# Ultrasensitive hybrid optical skin

**Authors:** Lei Zhang, Jing Pan, Zhang Zhang, Hao Wu, Ni Yao, Dawei Cai, Yingxin, Xu, Jin Zhang, Guofei Sun, Liqiang Wang, Weidong Geng, Wenguang Jin, Wei, Fang, Dawei Di, Limin Tong

arXiv: 1812.03808 · 2018-12-11

## TL;DR

This paper introduces a highly sensitive optical skin (O-skin) that uses embedded glass micro/nanofibers to achieve ultrahigh sensitivity, fast response, and EMI-free detection, surpassing traditional electronic skins in various sensing applications.

## Contribution

The authors develop a novel optical skin using embedded glass micro/nanofibers, enabling ultrahigh sensitivity and fast response in wearable sensors, overcoming limitations of electronic skin.

## Key findings

- Achieved pressure sensitivity of 1870/kPa
- Detected vibrations, pulse, and voice EMI-free
- Demonstrated optical data glove and tactile sensor

## Abstract

Electronic skin, a class of wearable electronic sensors that mimic the functionalities of human skin, has made remarkable success in applications including health monitoring, human-machine interaction and electronic-biological interfaces.

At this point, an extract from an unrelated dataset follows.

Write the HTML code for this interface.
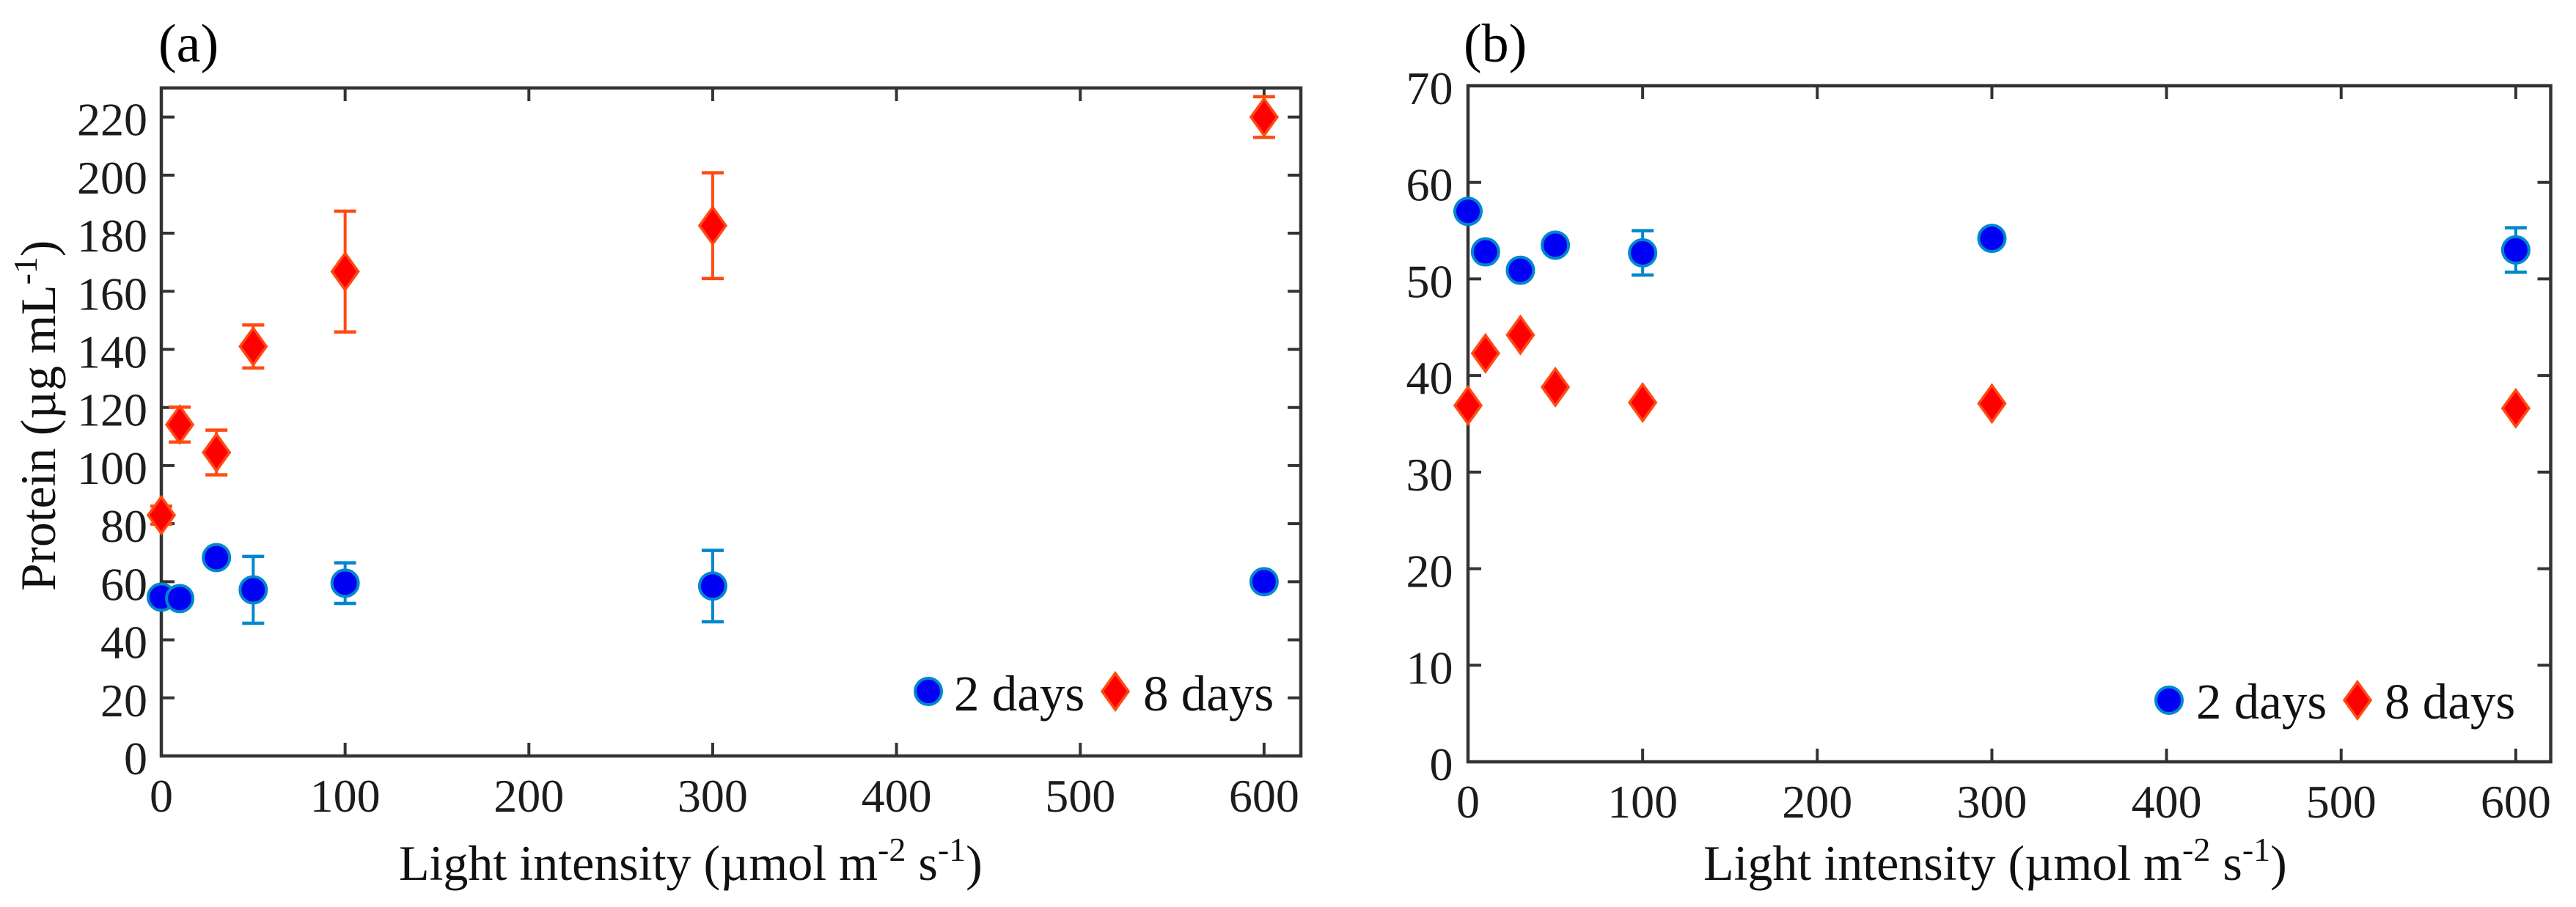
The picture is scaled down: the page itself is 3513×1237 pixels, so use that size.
<!DOCTYPE html>
<html lang="en">
<head>
<meta charset="utf-8">
<title>Protein vs light intensity</title>
<style>
  html, body { margin: 0; padding: 0; background: #fff; }
  #figure { display: block; width: 3513px; height: 1237px; background: #fff; }
  text { font-family: "Liberation Serif", serif; fill: #1c1c1c; }
  .tick-label { font-size: 64px; }
  .legend-label { font-size: 69px; fill: #111; }
  .axis-title { font-size: 68px; fill: #111; }
  .panel-label { font-size: 74px; fill: #000; }
</style>
</head>
<body>
<svg id="figure" xmlns="http://www.w3.org/2000/svg" width="3513" height="1237" viewBox="0 0 3513 1237">
  <g id="panel-a">
    <text class="panel-label" x="216" y="84">(a)</text>
    <text class="axis-title" x="544" y="1200">Light intensity (µmol m<tspan font-size="46" dy="-26">-2</tspan><tspan dy="26"> s</tspan><tspan font-size="46" dy="-26">-1</tspan><tspan dy="26">)</tspan></text>
    <text class="axis-title" style="font-size:67.5px" transform="translate(75,806) rotate(-90)" x="0" y="0">Protein (µg mL<tspan font-size="46" dy="-25">-1</tspan><tspan dy="25">)</tspan></text>
  </g>
  <g id="panel-b">
    <text class="panel-label" x="1996" y="84">(b)</text>
    <text class="axis-title" x="2323" y="1200">Light intensity (µmol m<tspan font-size="46" dy="-26">-2</tspan><tspan dy="26"> s</tspan><tspan font-size="46" dy="-26">-1</tspan><tspan dy="26">)</tspan></text>
  </g>
</svg>
<script>
// Shared x values (light intensity)
const lightIntensity = [0, 10, 30, 50, 100, 300, 600];
const xTickLabels = [0, 100, 200, 300, 400, 500, 600];

// Panel (a): protein
const panelAYTicks = [0, 20, 40, 60, 80, 100, 120, 140, 160, 180, 200, 220];
const panelATwoDays = [54.7, 54.2, 68.3, 57.2, 59.5, 58.5, 60];
const panelATwoDaysErr = [0, 0, 0, 11.5, 7, 12.3, 0];
const panelAEightDays = [82.9, 114.1, 104.5, 141, 166.8, 182.6, 220];
const panelAEightDaysErr = [3.1, 6, 7.7, 7.4, 20.8, 18.2, 7];

// Panel (b)
const panelBYTicks = [0, 10, 20, 30, 40, 50, 60, 70];
const panelBTwoDays = [57, 52.8, 50.9, 53.5, 52.7, 54.2, 53];
const panelBTwoDaysErr = [0, 0, 0, 0, 2.3, 0, 2.3];
const panelBEightDays = [36.9, 42.3, 44.2, 38.8, 37.2, 37.1, 36.6];
const panelBEightDaysErr = [0, 0.4, 0.4, 0.4, 0, 0, 0];

const NS = 'http://www.w3.org/2000/svg';
const AXIS = '#333333';
const BLUE_EDGE = '#0088cc';
const BLUE_FILL = '#0000f2';
const RED_EDGE = '#ff4a12';
const RED_FILL = '#ff0000';

function make(tag, attrs, parent) {
  const el = document.createElementNS(NS, tag);
  for (const k in attrs) el.setAttribute(k, attrs[k]);
  parent.appendChild(el);
  return el;
}
function diamondPoints(cx, cy) {
  return [cx, cy - 25, cx + 18, cy, cx, cy + 25, cx - 18, cy].join(',');
}

function drawPanel(root, box, xMax, yMax, yTicks, series2, err2, series8, err8, legend) {
  const xPos = v => box.left + (v / xMax) * (box.right - box.left);
  const yPos = v => box.bottom - (v / yMax) * (box.bottom - box.top);

  // ticks
  xTickLabels.forEach(v => {
    const px = xPos(v);
    if (v !== 0) {
      const t1 = make('line', { x1: px, x2: px, y1: box.top, y2: box.top + 18, stroke: AXIS, 'stroke-width': 4 }, root);
      
      
      const t2 = make('line', { x1: px, x2: px, y1: box.bottom, y2: box.bottom - 18, stroke: AXIS, 'stroke-width': 4 }, root);
      
      
    }
    const lab = make('text', { x: px, y: box.xLabelY, 'text-anchor': 'middle', class: 'tick-label' }, root);
    lab.textContent = v;
    
    
  });
  yTicks.forEach(v => {
    const py = yPos(v);
    if (v !== 0 && v !== yMax) {
      const t1 = make('line', { x1: box.left, x2: box.left + 18, y1: py, y2: py, stroke: AXIS, 'stroke-width': 4 }, root);
      
      
      const t2 = make('line', { x1: box.right, x2: box.right - 18, y1: py, y2: py, stroke: AXIS, 'stroke-width': 4 }, root);
      
      
    }
    const lab = make('text', { x: box.yLabelX, y: py + 25, 'text-anchor': 'end', class: 'tick-label' }, root);
    lab.textContent = v;
    
    
  });

  // frame
  const frame = make('rect', { x: box.left, y: box.top, width: box.right - box.left, height: box.bottom - box.top, fill: 'none', stroke: AXIS, 'stroke-width': 4.5 }, root);
  
  

  // error bars
  function errorBar(x, val, e, color, parent) {
    const px = xPos(x), hi = yPos(val + e), lo = yPos(val - e);
    make('line', { x1: px, x2: px, y1: hi, y2: lo, stroke: color, 'stroke-width': 4 }, parent);
    make('line', { x1: px - 15, x2: px + 15, y1: hi, y2: hi, stroke: color, 'stroke-width': 4.5 }, parent);
    make('line', { x1: px - 15, x2: px + 15, y1: lo, y2: lo, stroke: color, 'stroke-width': 4.5 }, parent);
  }

  // 8-day series first, then 2-day
  lightIntensity.forEach((x, i) => {
    const g = make('g', {}, root);
    
    
    if (err8[i] > 0) errorBar(x, series8[i], err8[i], RED_EDGE, g);
    make('polygon', { points: diamondPoints(xPos(x), yPos(series8[i])), fill: RED_FILL, stroke: RED_EDGE, 'stroke-width': 3.5 }, g);
  });
  lightIntensity.forEach((x, i) => {
    const g = make('g', {}, root);
    
    
    if (err2[i] > 0) errorBar(x, series2[i], err2[i], BLUE_EDGE, g);
    make('ellipse', { cx: xPos(x), cy: yPos(series2[i]), rx: 18, ry: 18, fill: BLUE_FILL, stroke: BLUE_EDGE, 'stroke-width': 4 }, g);
  });

  // legend
  const lg = make('g', {}, root);
  
  
  const m1 = make('ellipse', { cx: legend.circleX, cy: legend.y, rx: 18, ry: 18, fill: BLUE_FILL, stroke: BLUE_EDGE, 'stroke-width': 4 }, lg);
  
  
  const t1 = make('text', { x: legend.text1X, y: legend.baseline, class: 'legend-label' }, lg);
  t1.textContent = '2 days';
  
  
  const m2 = make('polygon', { points: diamondPoints(legend.diamondX, legend.y), fill: RED_FILL, stroke: RED_EDGE, 'stroke-width': 3.5 }, lg);
  
  
  const t2 = make('text', { x: legend.text2X, y: legend.baseline, class: 'legend-label' }, lg);
  t2.textContent = '8 days';
  
  
}

drawPanel(document.getElementById('panel-a'),
  { left: 220, right: 1774, top: 120, bottom: 1031, xLabelY: 1107, yLabelX: 201 },
  620, 230, panelAYTicks, panelATwoDays, panelATwoDaysErr, panelAEightDays, panelAEightDaysErr,
  { circleX: 1266, diamondX: 1521, y: 943, text1X: 1301, text2X: 1559, baseline: 969 });

drawPanel(document.getElementById('panel-b'),
  { left: 2002, right: 3478.5, top: 117, bottom: 1039, xLabelY: 1115, yLabelX: 1981.5 },
  620, 70, panelBYTicks, panelBTwoDays, panelBTwoDaysErr, panelBEightDays, panelBEightDaysErr,
  { circleX: 2958, diamondX: 3215, y: 955, text1X: 2995, text2X: 3252, baseline: 980 });
</script>
</body>
</html>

While electronic skin continues to achieve higher sensitivity and faster response, its ultimate performance is fundamentally limited by the nature of low-frequency AC currents in electronic circuitries. Here we demonstrate highly sensitive optical skin (O-skin) in which the primary sensory elements are optically driven. The simple construction of the sensors is achieved by embedding glass micro/nanofibers (MNFs) in thin layers of polydimethylsiloxane (PDMS). Enabled by the highly sensitive power-leakage response of the guided modes from the MNF upon external stimuli, our optical sensors show ultrahigh sensitivity (1870/kPa), low detection limit (7 mPa) and fast response (10 microseconds) for pressure sensing, significantly exceeding the performance metrics of state-of-the-art electronic skins. Electromagnetic interference (EMI)-free detection of high-frequency vibrations, wrist pulse and human voice are realized. Moreover, a five-sensor optical data glove and a 2x2-MNF tactile sensor are demonstrated. Our results pave the way toward wearable optical devices ranging from ultrasensitive flexible sensors to optical skins.